▶ Short problem
Restate each of the lines below word for word and drop every picture.

▶ Material
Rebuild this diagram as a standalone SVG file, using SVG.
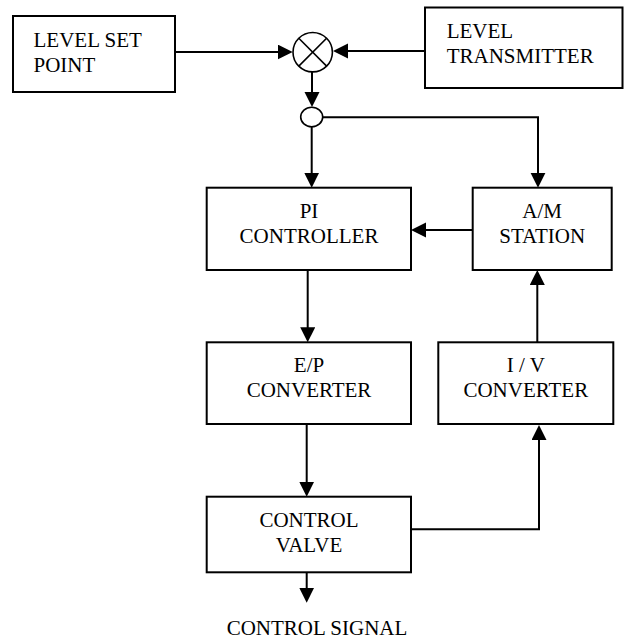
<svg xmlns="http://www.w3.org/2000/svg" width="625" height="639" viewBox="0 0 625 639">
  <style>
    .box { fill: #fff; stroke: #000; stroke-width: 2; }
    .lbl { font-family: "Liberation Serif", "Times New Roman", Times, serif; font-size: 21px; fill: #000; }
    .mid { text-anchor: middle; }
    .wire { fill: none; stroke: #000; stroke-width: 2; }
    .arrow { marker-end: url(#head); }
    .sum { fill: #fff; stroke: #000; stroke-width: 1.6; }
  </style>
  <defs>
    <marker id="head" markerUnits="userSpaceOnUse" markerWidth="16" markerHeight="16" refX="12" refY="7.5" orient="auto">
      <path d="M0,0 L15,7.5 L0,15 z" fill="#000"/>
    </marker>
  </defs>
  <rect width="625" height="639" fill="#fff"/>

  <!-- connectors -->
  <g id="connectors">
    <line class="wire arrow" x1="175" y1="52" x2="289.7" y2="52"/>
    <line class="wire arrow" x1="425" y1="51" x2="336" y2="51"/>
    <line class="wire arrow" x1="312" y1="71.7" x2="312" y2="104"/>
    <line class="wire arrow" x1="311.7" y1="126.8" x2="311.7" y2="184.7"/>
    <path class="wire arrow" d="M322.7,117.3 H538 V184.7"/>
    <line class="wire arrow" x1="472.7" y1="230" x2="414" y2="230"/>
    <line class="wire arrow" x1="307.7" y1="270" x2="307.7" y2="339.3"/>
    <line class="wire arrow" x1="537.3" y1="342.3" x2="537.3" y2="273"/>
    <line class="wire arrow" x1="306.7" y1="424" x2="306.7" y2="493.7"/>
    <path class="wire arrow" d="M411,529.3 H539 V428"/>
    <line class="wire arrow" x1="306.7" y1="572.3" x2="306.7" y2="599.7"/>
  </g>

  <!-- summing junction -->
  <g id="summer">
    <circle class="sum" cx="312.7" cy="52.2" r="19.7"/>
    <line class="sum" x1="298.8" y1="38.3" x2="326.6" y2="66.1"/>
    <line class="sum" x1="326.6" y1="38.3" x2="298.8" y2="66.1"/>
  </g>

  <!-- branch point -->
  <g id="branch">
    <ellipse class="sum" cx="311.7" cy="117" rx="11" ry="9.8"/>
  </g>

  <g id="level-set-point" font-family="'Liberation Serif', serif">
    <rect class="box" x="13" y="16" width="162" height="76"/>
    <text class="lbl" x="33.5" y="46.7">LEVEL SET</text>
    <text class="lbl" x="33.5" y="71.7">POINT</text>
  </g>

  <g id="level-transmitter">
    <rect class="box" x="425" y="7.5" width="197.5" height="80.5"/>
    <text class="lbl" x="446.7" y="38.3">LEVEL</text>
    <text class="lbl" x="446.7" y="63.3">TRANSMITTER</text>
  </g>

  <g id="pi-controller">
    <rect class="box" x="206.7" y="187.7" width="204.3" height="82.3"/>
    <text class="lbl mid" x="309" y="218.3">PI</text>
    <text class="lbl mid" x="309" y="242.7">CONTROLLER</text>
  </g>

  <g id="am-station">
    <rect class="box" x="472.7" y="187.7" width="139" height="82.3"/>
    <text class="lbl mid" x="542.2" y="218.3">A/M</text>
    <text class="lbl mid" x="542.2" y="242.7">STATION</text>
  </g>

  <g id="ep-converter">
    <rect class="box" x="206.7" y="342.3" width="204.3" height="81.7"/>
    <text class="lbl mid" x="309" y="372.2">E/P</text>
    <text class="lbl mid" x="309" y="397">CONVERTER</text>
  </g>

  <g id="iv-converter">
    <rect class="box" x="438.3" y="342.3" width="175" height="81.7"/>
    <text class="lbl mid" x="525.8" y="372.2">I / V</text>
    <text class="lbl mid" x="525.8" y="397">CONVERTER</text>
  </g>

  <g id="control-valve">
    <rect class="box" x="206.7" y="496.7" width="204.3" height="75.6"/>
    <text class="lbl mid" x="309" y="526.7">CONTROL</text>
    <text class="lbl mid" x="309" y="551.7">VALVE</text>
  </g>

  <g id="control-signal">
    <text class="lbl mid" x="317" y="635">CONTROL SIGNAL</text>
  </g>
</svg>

▶ Exercise result
Rebuild this diagram as a standalone SVG file, using SVG.
<svg xmlns="http://www.w3.org/2000/svg" width="625" height="639" viewBox="0 0 625 639">
  <style>
    .box { fill: #fff; stroke: #000; stroke-width: 2; }
    .lbl { font-family: "Liberation Serif", "Times New Roman", Times, serif; font-size: 21px; fill: #000; }
    .mid { text-anchor: middle; }
    .wire { fill: none; stroke: #000; stroke-width: 2; }
    .arrow { marker-end: url(#head); }
    .sum { fill: #fff; stroke: #000; stroke-width: 1.6; }
  </style>
  <defs>
    <marker id="head" markerUnits="userSpaceOnUse" markerWidth="16" markerHeight="16" refX="12" refY="7.5" orient="auto">
      <path d="M0,0 L15,7.5 L0,15 z" fill="#000"/>
    </marker>
  </defs>
  <rect width="625" height="639" fill="#fff"/>

  <!-- connectors -->
  <g id="connectors">
    <line class="wire arrow" x1="175" y1="52" x2="289.7" y2="52"/>
    <line class="wire arrow" x1="425" y1="51" x2="336" y2="51"/>
    <line class="wire arrow" x1="312" y1="71.7" x2="312" y2="104"/>
    <line class="wire arrow" x1="311.7" y1="126.8" x2="311.7" y2="184.7"/>
    <path class="wire arrow" d="M322.7,117.3 H538 V184.7"/>
    <line class="wire arrow" x1="472.7" y1="230" x2="414" y2="230"/>
    <line class="wire arrow" x1="307.7" y1="270" x2="307.7" y2="339.3"/>
    <line class="wire arrow" x1="537.3" y1="342.3" x2="537.3" y2="273"/>
    <line class="wire arrow" x1="306.7" y1="424" x2="306.7" y2="493.7"/>
    <path class="wire arrow" d="M411,529.3 H539 V428"/>
    <line class="wire arrow" x1="306.7" y1="572.3" x2="306.7" y2="599.7"/>
  </g>

  <!-- summing junction -->
  <g id="summer">
    <circle class="sum" cx="312.7" cy="52.2" r="19.7"/>
    <line class="sum" x1="298.8" y1="38.3" x2="326.6" y2="66.1"/>
    <line class="sum" x1="326.6" y1="38.3" x2="298.8" y2="66.1"/>
  </g>

  <!-- branch point -->
  <g id="branch">
    <ellipse class="sum" cx="311.7" cy="117" rx="11" ry="9.8"/>
  </g>

  <g id="level-set-point" font-family="'Liberation Serif', serif">
    <rect class="box" x="13" y="16" width="162" height="76"/>
    <text class="lbl" x="33.5" y="46.7">LEVEL SET</text>
    <text class="lbl" x="33.5" y="71.7">POINT</text>
  </g>

  <g id="level-transmitter">
    <rect class="box" x="425" y="7.5" width="197.5" height="80.5"/>
    <text class="lbl" x="446.7" y="38.3">LEVEL</text>
    <text class="lbl" x="446.7" y="63.3">TRANSMITTER</text>
  </g>

  <g id="pi-controller">
    <rect class="box" x="206.7" y="187.7" width="204.3" height="82.3"/>
    <text class="lbl mid" x="309" y="218.3">PI</text>
    <text class="lbl mid" x="309" y="242.7">CONTROLLER</text>
  </g>

  <g id="am-station">
    <rect class="box" x="472.7" y="187.7" width="139" height="82.3"/>
    <text class="lbl mid" x="542.2" y="218.3">A/M</text>
    <text class="lbl mid" x="542.2" y="242.7">STATION</text>
  </g>

  <g id="ep-converter">
    <rect class="box" x="206.7" y="342.3" width="204.3" height="81.7"/>
    <text class="lbl mid" x="309" y="372.2">E/P</text>
    <text class="lbl mid" x="309" y="397">CONVERTER</text>
  </g>

  <g id="iv-converter">
    <rect class="box" x="438.3" y="342.3" width="175" height="81.7"/>
    <text class="lbl mid" x="525.8" y="372.2">I / V</text>
    <text class="lbl mid" x="525.8" y="397">CONVERTER</text>
  </g>

  <g id="control-valve">
    <rect class="box" x="206.7" y="496.7" width="204.3" height="75.6"/>
    <text class="lbl mid" x="309" y="526.7">CONTROL</text>
    <text class="lbl mid" x="309" y="551.7">VALVE</text>
  </g>

  <g id="control-signal">
    <text class="lbl mid" x="317" y="635">CONTROL SIGNAL</text>
  </g>
</svg>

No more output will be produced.